> [Task brief]: Reproduce the listing below exactly, beginning with its first line and ending with the line that holds "plt.rcParams['font.family'] = ['Noto"; pictures are not part of the copy.

Data segment start

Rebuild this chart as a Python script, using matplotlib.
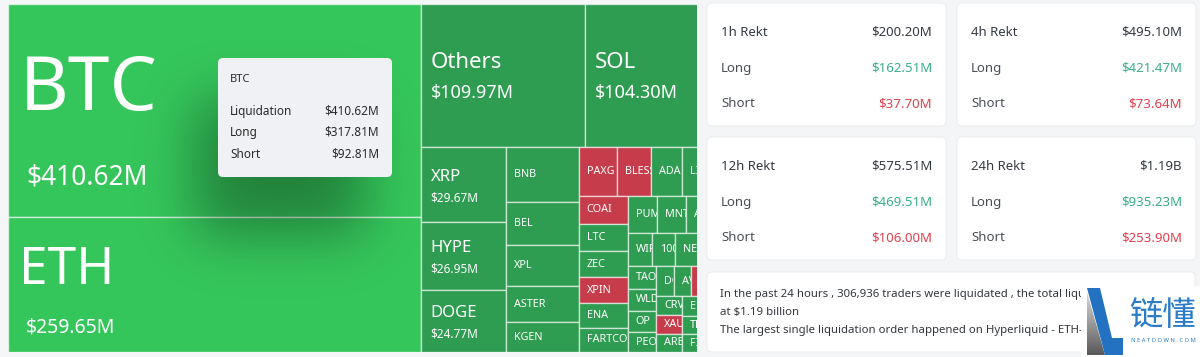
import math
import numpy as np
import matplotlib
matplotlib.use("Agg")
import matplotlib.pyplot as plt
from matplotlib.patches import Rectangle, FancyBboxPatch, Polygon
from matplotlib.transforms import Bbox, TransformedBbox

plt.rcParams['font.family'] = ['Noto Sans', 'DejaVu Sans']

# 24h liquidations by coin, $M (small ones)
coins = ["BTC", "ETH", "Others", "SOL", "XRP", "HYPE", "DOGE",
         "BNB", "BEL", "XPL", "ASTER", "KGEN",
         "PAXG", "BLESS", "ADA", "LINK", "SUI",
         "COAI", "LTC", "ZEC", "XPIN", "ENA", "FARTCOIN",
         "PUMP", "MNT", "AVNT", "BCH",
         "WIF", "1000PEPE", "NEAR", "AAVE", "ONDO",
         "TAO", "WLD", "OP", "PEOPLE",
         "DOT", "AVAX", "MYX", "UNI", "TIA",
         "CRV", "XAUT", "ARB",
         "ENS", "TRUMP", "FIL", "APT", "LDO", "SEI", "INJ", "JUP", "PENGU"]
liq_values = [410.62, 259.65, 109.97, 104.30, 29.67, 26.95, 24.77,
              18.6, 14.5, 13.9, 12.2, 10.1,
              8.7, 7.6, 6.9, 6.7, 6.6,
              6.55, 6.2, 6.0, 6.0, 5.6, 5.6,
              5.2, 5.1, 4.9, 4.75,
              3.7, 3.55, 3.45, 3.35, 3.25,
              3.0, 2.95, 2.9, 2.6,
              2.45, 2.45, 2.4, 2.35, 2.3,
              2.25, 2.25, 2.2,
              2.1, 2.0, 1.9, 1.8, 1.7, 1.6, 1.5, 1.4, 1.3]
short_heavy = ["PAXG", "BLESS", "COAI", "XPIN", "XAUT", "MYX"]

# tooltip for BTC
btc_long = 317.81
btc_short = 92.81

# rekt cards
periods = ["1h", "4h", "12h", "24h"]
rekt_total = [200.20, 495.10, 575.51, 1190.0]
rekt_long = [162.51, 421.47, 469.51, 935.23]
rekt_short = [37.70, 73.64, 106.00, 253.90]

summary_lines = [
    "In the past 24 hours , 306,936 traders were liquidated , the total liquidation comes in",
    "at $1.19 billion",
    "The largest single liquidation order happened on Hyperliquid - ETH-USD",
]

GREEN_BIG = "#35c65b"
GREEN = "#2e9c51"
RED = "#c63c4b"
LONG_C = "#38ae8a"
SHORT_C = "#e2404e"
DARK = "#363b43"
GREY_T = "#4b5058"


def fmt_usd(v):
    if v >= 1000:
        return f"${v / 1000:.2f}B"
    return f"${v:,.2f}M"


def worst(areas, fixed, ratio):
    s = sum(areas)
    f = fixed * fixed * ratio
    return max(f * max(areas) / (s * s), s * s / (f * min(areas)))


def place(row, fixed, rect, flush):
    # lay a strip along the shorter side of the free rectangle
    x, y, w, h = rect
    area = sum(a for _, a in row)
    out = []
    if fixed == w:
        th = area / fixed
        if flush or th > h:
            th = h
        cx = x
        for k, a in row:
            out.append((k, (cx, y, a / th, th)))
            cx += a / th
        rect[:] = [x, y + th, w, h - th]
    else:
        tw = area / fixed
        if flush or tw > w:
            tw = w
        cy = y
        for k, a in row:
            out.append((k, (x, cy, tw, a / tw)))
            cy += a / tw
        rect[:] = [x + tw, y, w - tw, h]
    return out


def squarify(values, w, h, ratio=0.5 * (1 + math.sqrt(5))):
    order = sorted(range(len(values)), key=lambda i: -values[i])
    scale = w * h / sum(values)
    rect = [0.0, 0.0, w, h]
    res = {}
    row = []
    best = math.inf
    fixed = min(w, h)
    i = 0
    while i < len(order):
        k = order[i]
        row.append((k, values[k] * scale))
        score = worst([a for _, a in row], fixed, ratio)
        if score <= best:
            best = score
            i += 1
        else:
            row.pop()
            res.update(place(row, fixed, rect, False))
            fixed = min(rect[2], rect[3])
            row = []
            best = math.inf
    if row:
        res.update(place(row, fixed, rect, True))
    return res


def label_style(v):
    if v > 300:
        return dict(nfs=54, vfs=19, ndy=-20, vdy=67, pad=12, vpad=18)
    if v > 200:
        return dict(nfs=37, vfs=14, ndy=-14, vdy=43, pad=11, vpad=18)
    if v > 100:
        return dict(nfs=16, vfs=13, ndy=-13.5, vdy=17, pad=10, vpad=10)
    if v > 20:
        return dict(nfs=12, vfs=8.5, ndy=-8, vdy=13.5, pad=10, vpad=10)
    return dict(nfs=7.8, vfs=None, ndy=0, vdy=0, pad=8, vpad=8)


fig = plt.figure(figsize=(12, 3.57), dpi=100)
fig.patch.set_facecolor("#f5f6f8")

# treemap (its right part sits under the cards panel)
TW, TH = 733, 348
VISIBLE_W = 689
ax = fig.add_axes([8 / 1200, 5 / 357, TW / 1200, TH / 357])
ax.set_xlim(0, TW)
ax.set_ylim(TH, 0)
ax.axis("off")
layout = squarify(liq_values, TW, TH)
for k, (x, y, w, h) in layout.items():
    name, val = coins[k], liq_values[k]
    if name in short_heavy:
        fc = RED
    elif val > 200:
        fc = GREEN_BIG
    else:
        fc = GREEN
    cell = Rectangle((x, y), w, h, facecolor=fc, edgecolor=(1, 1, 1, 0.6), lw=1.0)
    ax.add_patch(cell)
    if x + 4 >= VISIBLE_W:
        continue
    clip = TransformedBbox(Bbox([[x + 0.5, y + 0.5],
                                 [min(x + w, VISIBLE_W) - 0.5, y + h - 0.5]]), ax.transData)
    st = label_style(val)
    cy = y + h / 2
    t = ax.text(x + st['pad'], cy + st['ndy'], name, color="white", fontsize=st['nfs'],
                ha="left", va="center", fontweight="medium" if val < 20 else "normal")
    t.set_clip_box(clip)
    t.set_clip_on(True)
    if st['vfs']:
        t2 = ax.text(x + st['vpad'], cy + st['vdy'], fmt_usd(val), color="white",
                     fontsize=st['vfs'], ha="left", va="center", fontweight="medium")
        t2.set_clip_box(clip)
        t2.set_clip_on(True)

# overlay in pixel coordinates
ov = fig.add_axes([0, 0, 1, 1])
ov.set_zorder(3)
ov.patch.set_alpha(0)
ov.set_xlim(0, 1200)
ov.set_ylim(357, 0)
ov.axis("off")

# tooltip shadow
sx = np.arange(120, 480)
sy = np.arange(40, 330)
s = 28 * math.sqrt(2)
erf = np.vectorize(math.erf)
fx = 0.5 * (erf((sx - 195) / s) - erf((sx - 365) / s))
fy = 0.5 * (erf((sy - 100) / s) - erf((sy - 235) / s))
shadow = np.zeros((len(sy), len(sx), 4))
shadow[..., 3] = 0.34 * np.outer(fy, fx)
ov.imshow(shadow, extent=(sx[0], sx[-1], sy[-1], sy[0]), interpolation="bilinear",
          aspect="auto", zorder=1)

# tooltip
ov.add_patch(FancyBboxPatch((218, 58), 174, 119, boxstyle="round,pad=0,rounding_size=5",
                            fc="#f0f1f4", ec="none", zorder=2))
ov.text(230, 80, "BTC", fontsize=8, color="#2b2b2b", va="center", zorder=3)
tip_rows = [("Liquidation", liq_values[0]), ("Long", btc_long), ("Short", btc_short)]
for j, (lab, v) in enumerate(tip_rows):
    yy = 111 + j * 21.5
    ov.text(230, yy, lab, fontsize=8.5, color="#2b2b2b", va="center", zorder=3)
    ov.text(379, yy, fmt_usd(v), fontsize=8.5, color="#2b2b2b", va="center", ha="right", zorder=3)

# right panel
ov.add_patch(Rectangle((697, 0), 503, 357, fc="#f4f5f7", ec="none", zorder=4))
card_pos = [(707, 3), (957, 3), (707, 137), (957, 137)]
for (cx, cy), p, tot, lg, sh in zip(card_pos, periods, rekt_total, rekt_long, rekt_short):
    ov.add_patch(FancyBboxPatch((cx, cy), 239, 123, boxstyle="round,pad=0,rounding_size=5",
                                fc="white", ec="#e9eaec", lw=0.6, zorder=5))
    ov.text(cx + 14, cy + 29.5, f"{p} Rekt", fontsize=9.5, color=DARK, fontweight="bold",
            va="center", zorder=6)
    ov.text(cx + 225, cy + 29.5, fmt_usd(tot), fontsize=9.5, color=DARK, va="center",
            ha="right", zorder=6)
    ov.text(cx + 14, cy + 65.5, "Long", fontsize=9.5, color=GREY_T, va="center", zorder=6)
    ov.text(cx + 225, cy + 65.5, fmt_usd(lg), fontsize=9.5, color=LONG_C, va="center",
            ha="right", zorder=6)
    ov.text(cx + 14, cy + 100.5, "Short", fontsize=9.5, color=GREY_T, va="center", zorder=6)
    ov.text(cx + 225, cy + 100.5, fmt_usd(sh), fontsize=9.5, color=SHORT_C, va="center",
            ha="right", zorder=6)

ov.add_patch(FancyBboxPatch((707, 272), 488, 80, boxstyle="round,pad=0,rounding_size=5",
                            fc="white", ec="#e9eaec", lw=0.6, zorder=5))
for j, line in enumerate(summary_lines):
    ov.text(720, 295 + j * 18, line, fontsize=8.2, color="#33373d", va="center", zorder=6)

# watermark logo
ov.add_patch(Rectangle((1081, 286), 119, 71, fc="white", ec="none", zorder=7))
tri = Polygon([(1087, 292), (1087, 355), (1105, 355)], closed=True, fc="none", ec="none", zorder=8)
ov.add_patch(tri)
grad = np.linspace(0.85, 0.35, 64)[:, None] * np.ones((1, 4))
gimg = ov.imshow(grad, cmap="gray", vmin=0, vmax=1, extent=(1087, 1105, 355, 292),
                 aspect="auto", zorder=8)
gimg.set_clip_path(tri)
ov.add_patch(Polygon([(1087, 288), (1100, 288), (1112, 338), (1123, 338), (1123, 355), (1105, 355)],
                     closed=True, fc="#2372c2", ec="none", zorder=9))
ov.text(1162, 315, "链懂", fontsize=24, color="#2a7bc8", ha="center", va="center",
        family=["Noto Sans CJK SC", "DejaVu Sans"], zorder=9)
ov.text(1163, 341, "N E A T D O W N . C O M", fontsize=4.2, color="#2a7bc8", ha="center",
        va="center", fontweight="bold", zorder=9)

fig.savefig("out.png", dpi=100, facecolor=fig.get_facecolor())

Data segment end

> [Response to this exercise]:
Rebuild this chart as a Python script, using matplotlib.
import math
import numpy as np
import matplotlib
matplotlib.use("Agg")
import matplotlib.pyplot as plt
from matplotlib.patches import Rectangle, FancyBboxPatch, Polygon
from matplotlib.transforms import Bbox, TransformedBbox

plt.rcParams['font.family'] = ['Noto Sans', 'DejaVu Sans']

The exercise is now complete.